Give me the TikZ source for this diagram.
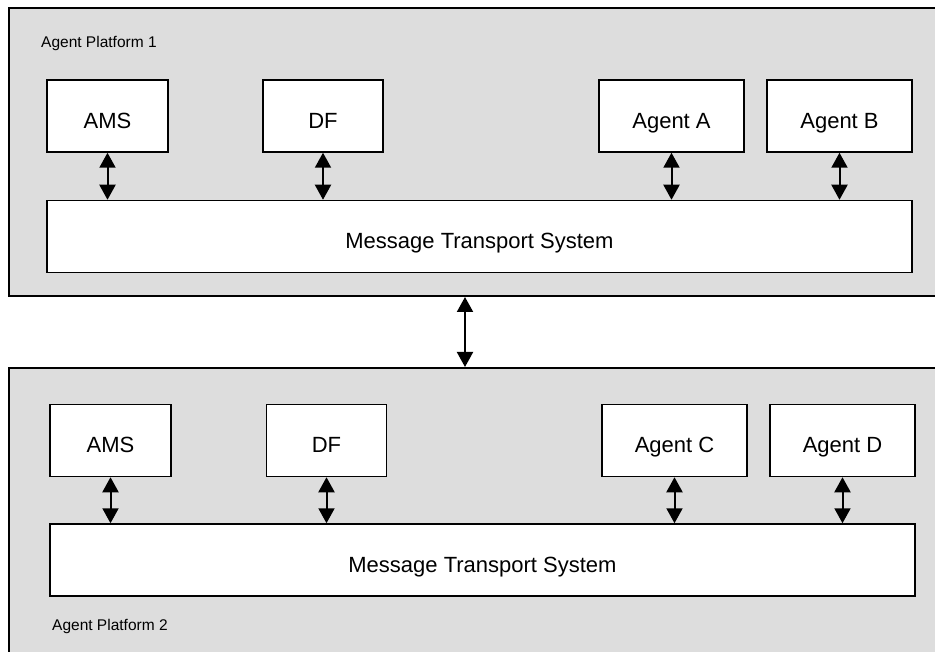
\documentclass[tikz,border=0pt]{standalone}
\usepackage{fontspec}
\setmainfont{Liberation Sans}
\usetikzlibrary{arrows.meta}
\definecolor{platgray}{RGB}{221,221,221}
\tikzset{
  platform/.style={draw=black, line width=2pt, fill=platgray, inner sep=0pt},
  comp/.style={draw=black, line width=1.5pt, fill=white, inner sep=0pt,
    minimum height=72pt, text height=25pt, text depth=0pt,
    font=\fontsize{22}{26}\selectfont},
  mtsbox/.style={comp, minimum width=865pt},
  platlabel/.style={anchor=west, inner sep=0pt, font=\fontsize{15.5}{18}\selectfont},
  link/.style={line width=2pt, {Triangle[width=16pt,length=15pt]}-{Triangle[width=16pt,length=15pt]}}
}
\begin{document}
\begin{tikzpicture}[x=1pt, y=-1pt]
  \useasboundingbox (0,0) rectangle (935,652);
  \clip (0,0) rectangle (935,652);

  % the two agent platforms
  \node[platform, minimum width=936pt, minimum height=288pt] (p1) at (477,152) {};
  \node[platform, minimum width=936pt, minimum height=302pt] (p2) at (477,519) {};

  \node[platlabel] (l1) at (41,43) {Agent Platform 1};
  \node[platlabel] (l2) at (52,626) {Agent Platform 2};

  % platform 1 components
  \node[comp, minimum width=121pt] (ams1) at (107.5,116) {AMS};
  \node[comp, minimum width=120pt] (df1)  at (323,116)   {DF};
  \node[comp, minimum width=145pt] (aa)   at (671.5,116) {Agent A};
  \node[comp, minimum width=145pt] (ab)   at (839.5,116) {Agent B};
  \node[mtsbox] (mts1) at (479.5,236.5) {Message Transport System};

  % platform 2 components
  \node[comp, minimum width=121pt] (ams2) at (110.5,440.5) {AMS};
  \node[comp, minimum width=120pt] (df2)  at (326.5,440.5) {DF};
  \node[comp, minimum width=145pt] (ac)   at (674.5,440.5) {Agent C};
  \node[comp, minimum width=145pt] (ad)   at (842.5,440.5) {Agent D};
  \node[mtsbox] (mts2) at (482.5,560) {Message Transport System};

  % links between components and the transport system
  \foreach \c in {ams1,df1,aa,ab}
    \draw[link] (\c.south) -- (\c.south |- mts1.north);
  \foreach \c in {ams2,df2,ac,ad}
    \draw[link] (\c.south) -- (\c.south |- mts2.north);

  % link between the platforms
  \draw[link] ([xshift=-12pt]p1.south) -- ([xshift=-12pt]p2.north);
\end{tikzpicture}
\end{document}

* Aim
Restate each line from the start of the listing through the line bearing "(l2) at (52,626)" word for word. Drop the pictures.

* The response
Give me the TikZ source for this diagram.
\documentclass[tikz,border=0pt]{standalone}
\usepackage{fontspec}
\setmainfont{Liberation Sans}
\usetikzlibrary{arrows.meta}
\definecolor{platgray}{RGB}{221,221,221}
\tikzset{
  platform/.style={draw=black, line width=2pt, fill=platgray, inner sep=0pt},
  comp/.style={draw=black, line width=1.5pt, fill=white, inner sep=0pt,
    minimum height=72pt, text height=25pt, text depth=0pt,
    font=\fontsize{22}{26}\selectfont},
  mtsbox/.style={comp, minimum width=865pt},
  platlabel/.style={anchor=west, inner sep=0pt, font=\fontsize{15.5}{18}\selectfont},
  link/.style={line width=2pt, {Triangle[width=16pt,length=15pt]}-{Triangle[width=16pt,length=15pt]}}
}
\begin{document}
\begin{tikzpicture}[x=1pt, y=-1pt]
  \useasboundingbox (0,0) rectangle (935,652);
  \clip (0,0) rectangle (935,652);

  % the two agent platforms
  \node[platform, minimum width=936pt, minimum height=288pt] (p1) at (477,152) {};
  \node[platform, minimum width=936pt, minimum height=302pt] (p2) at (477,519) {};

  \node[platlabel] (l1) at (41,43) {Agent Platform 1};
  \node[platlabel] (l2) at (52,626) {Agent Platform 2};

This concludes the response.